Mr. Hopper, who does not have Japanese ancestry, first visited Amache as a new Granada high school social studies teacher in 1990.
“It just looked like a sagebrush cactus hill with cattle on it,” he recalls.
In 1993, some “really bright and willing students” wanted to pursue an Amache project and began interviewing a survivor whom Mr. Hopper’s family knew. That year the teacher established the nonprofit Amache Preservation Society (APS). What began as extracurricular activities eventually formalized into a class. Collaboration with survivors, descendants, and the town, and partnership with groups like the Amache Club and Amache Historical Society, have been key to building trust.
Over the years, students have divided their time between physical preservation of the site – mowing or renovating a cemetery or other landmarks – and interpretive efforts. APS students present to other schools and groups, and help keep up the Amache Museum, where they double as docents.

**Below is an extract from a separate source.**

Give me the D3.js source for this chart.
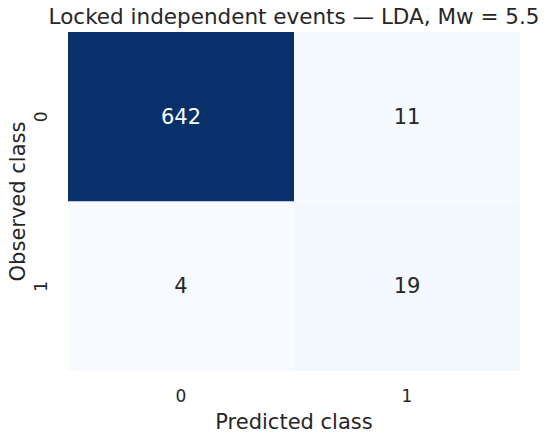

“I can’t think of any group that does more for Amache,” says Calvin Taro Hada, an Amache descendant and president of the Nikkeijin Kai of Colorado, a Japanese American organization.
Amache, whose land is owned by the town, became a national historic landmark in 2006. Two years later, APS students began working on-site with the University of Denver, which leads archaeology projects through summer field schools there and teaches high schoolers conservation skills like object handling.
“The first time I ever saw John’s kids give a presentation, … I thought, OK, this is what this is all about,” says Bonnie Clark, an anthropology professor at the University of Denver and leader of the DU Amache Project. “They are super engaged,” she adds.
When Mr. Hopper retires, he plans to pass the mantle of APS leadership to social studies teacher Tanner Grasmick, who joined APS as a high schooler.
The teacher credits his experience as one of Mr. Hopper’s students as the reason he became an educator himself.
“You hear what they had to go through, the adversities that they had to face, and for them to come back and just be so grateful [for the preservation efforts], … it’s amazing,” says Mr. Grasmick.
The teacher from a farming family says he still corresponds with his Japanese host mother, years after a trip abroad where he and peers gave presentations. Before the pandemic, APS members would travel to Japan every other year and often stay with host families.
No longer the enemy
On a March morning in Granada, Bailey wears a gray-black varsity jacket for some high school sports team – or so it seems. A closer look reveals a stitched image of an internment camp barrack. It’s part of his APS tour guide outfit at the Amache Museum.
He passes through exhibits of the staged interior of a barrack, a carved gourd decorated with seeds, a military uniform.
“Out of all the camps, we actually have the highest volunteer rate” for internees joining the U.S. military, says Bailey.
His eyes widen as he speaks, as if each retelling of facts fascinates him afresh. By the tour’s end, Bailey has impressed guest Gene Bonventre.
“He seemed to really know his stuff and be enthusiastic about it, too,” says Dr. Bonventre, retired from the Air Force. “That made the museum visit a lot more special.”
The visitor says he’s headed to Amache next, about a mile and a half away. Ms. Tinker plans to return there soon to participate in the DU Amache Project field school – her seventh summer.
How might her parents react to her digging in the dirt, alongside students, excavating memories that many families spent years trying to repress?
“We are no longer seen as the enemy,” she says. “They would see that as gratifying.”